Like Henrik Ibsen’s Nora Helmer, Petronella Oortman appears to be living the dolls’ house life at the start of Jessie Burton’s The Miniaturist.
It is 1686, and 18-years old Petronella has just been married off to the older and much wealthier Johannes Brandt. Transplanted from her countryside world to the overwhelming cityscape that is Golden Age Amsterdam, Nella finds herself trapped in an affectionless marriage, in a household to which her addition appears to be, at best, of no consequence
The source of much of Nella’s dread is Marin, her sister-in-law, at once controlling, confrontational and secretive. The latter quality is also one that Johannes brings to the marriage, to much dramatic consequence as the novel progresses.
Nella’s prospects, given the circumstances are, as they say, not encouraging.
The immediate atmosphere of the novel is foreboding and oppressive, with the claustrophobia of the Brandt household being intensified by the puritanical mood of the city at large. Sensory pleasures – art, gastronomy, sex – are partaken in the depths of privacy, often in contravention of actual decrees set down by Amsterdam’s Calvinist burgomasters.
Enter the dolls’ house – the novel’s literal and literary centrepiece – an indulgence as recompense, from Johannes to Nella, to temper her ennui.
Crafted and furnished by the titular miniaturist, the dolls’ house, a replica of the Brandt home, serves as a trope for the plight of the household’s inhabitants, even as it draws the novel to the threshold of magic realism.
Initially merely, and innocuously, reflecting the domestic goings-on, the miniaturist’s work soon foretells and even appears to manipulate the life and fate of the characters. This is Ibsen’s play as re-imagined through the lenses of M.R. James’s The Mezzotint. Its sustenance is derived from the horror of each revelation, each discovery, and the helplessness accompanying each inevitable outcome.
As a masterpiece in detailing, the dolls’ house, in all its exquisiteness, distracts us – as it does Nella – from the strains on the imagination in which Burton’s storytelling places us. And while we are continually tempted to point out implausibilities in the plot, the very basis of the dolls’ house on an actual artefact, owned by an actual Petronella Oortman, dissuades us from over-investing our incredulity, and we instead focus on the richness that resides in the novel’s other concerns, some of them universal and timeless. (Rijksmuseum)

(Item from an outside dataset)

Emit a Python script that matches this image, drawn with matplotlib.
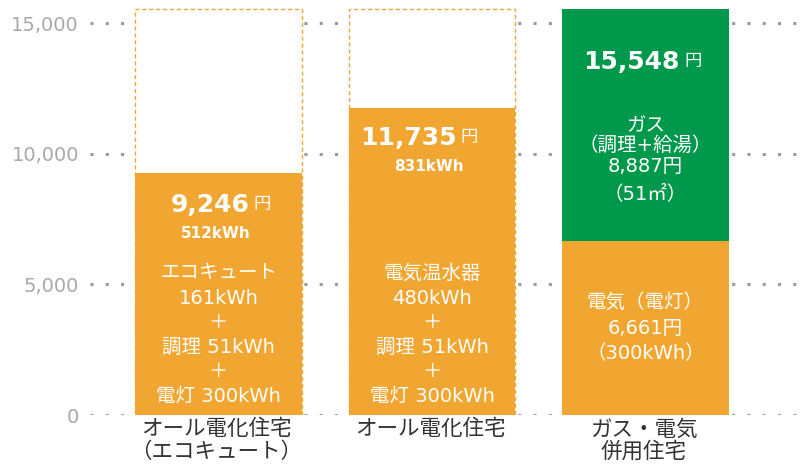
import matplotlib
matplotlib.use('Agg')
import matplotlib.pyplot as plt

plt.rcParams['font.family'] = ['DejaVu Sans', 'Noto Sans CJK JP']

# データ
houses = ['オール電化住宅\n（エコキュート）', 'オール電化住宅', 'ガス・電気\n併用住宅']
elec_yen = [9246, 11735, 6661]
gas_yen = [0, 0, 8887]
total_labels = ['9,246', '11,735', '15,548']
kwh_labels = ['512kWh', '831kWh', '']
detail_1 = [['エコキュート', '161kWh', '＋', '調理 51kWh', '＋', '電灯 300kWh'],
            ['電気温水器', '480kWh', '＋', '調理 51kWh', '＋', '電灯 300kWh']]
gas_detail = ['ガス', '（調理+給湯）', '8,887円', '（51㎡）']
elec_detail = ['電気（電灯）', '6,661円', '（300kWh）']
yticks = [0, 5000, 10000, 15000]

orange = '#F2A632'
green = '#00994C'

fig = plt.figure(figsize=(8.06, 4.65), dpi=100)
ax = fig.add_axes([90/806, 50/465, 710/806, 410/465])

x = [0, 1, 2]
w = 0.78
totals = [e + g for e, g in zip(elec_yen, gas_yen)]
outline_h = max(totals)

# 点線グリッド
for t in yticks:
    ax.axhline(t, color='#9a9a9a', linestyle=(0, (1, 4)), linewidth=2.2, zorder=0)

# 比較用の点線枠
ax.bar(x[:2], [outline_h]*2, w, facecolor='white', edgecolor=orange,
       linestyle=(0, (3, 2)), linewidth=1.0, zorder=1)
ax.bar(x, elec_yen, w, color=orange, zorder=2)
ax.bar(x, gas_yen, w, bottom=elec_yen, color=green, zorder=2)

ax.set_xlim(-0.602, 2.724)
ax.set_ylim(0, 15689)
ax.set_yticks(yticks)
ax.set_yticklabels(['{:,}'.format(t) for t in yticks], color='#a8a8a8', fontsize=14)
ax.tick_params(axis='y', length=0, pad=8)
ax.set_xticks([])
for s in ax.spines.values():
    s.set_visible(False)

def note(s, xy, dx, dy, size=14, **kw):
    return ax.annotate(s, xy, xytext=(dx, dy), textcoords='offset pixels',
                       ha=kw.pop('ha', 'center'), va='center', color='white',
                       fontsize=size, zorder=5, **kw)

# 合計金額
num_dy = [-32, -30, -53]
num_shift = [2, -13, -3]
pairs = []
for i in range(3):
    a = note(total_labels[i], (x[i], totals[i]), 0, num_dy[i], 18,
             ha='left', fontweight='bold')
    b = note('円', (x[i], totals[i]), 0, num_dy[i], 12.5, ha='left')
    pairs.append((a, b))
    if kwh_labels[i]:
        note(kwh_labels[i], (x[i], totals[i]), -3, num_dy[i] - 28, 11,
             fontweight='bold')

fig.canvas.draw()
r = fig.canvas.get_renderer()
for i, (a, b) in enumerate(pairs):
    wa = a.get_window_extent(r).width
    wb = b.get_window_extent(r).width
    left = num_shift[i] - (wa + 4 + wb) / 2
    a.xyann = (left, num_dy[i])
    b.xyann = (left + wa + 4, num_dy[i] + 1)

# 内訳
line_dy = [142, 117, 93, 68, 44, 19]
for i in range(2):
    for s, dy in zip(detail_1[i], line_dy):
        note(s, (x[i], 0), 0, dy)
for s, dy in zip(gas_detail, [-117, -137, -158, -185]):
    note(s, (x[2], totals[2]), 0, dy)
for s, dy in zip(elec_detail, [113, 87, 61]):
    note(s, (x[2], 0), 0, dy)

# 住宅の種類
for i in range(3):
    ax.annotate(houses[i], (x[i], 0), xytext=(-2, -4), textcoords='offset pixels',
                ha='center', va='top', color='#333333', fontsize=15.5,
                linespacing=1.12, annotation_clip=False)

fig.savefig('out.png', dpi=100)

Certainly, the novel and its protagonist bring to the story a distinctively 21st century sensibility. But the young woman yearning to make her own way in an unhelpful world is the stuff of literature that has been with us for a long time. In fact, our received perception of the confinement of women to the domestic sphere may in itself be an affectation of cultural and social mores. It is indeed difficult to fathom a world untouched, unaffected by womanhood.
More importantly, The Miniaturist demonstrates, by its aestheticisation of the domestic sphere, that the enclosure of the female experience is possibly as much an invention as any act of fictionalisation. Through the dolls’ house, “lives may be imagined, possessions held, and existence shaped in ways perhaps unavailable in full scale.” (James E. Bryan; qtd. in Broomhall and Spinks 105) And more importantly, the dolls’ house, as it is deployed in The Miniaturist, reveals the female experience as active, even subversive. The men in the novel are variously passive (Johannes), submissive (Frans) and subaltern (Otto). And where dolls’ houses traditionally demonstrate the role-playing of domestic responsibilities, the novel inverts this by extending women’s abilities outwards, beyond the confines of home life. It is in their home life that the characters encounter the most constraints on their activity.
Symbolically, the place of Nella’s dolls’ house is also reconfigured, sequestered in her own room, rather than displayed in the common area, to be exhibited for the wealth and prestige that they embody. (Broomhall and Spinks 121) In fact, the domestic space requires protection from intruders. Each time an outsider enters the Brandt home, crisis ensues: the Meermans dinner, Jack’s two visits, the St George Militia, even the birth of the baby. The domestic experience, according to the novel, can only be defended, when the women are allowed to organise and thrive in the world at large.
And if the novel’s various plot points remain unresolved, it is because the woman’s work is not – cannot be – completed. In that sense, Jessie Burton’s The Miniaturist, appears primed for serialisation. Here, we can hopefully look forward to further adventures for the dolls’ house and its occupants.
Jessie Burton. The Miniaturist. Basingstoke: Picador, 2014.
Works Cited:
Broomhall, Susan and Spinks, Jennifer. Early Modern Women in the Low Countries: Feminizing Sources and Interpretations of the Past. Surrey: Ashgate, 2011. Print.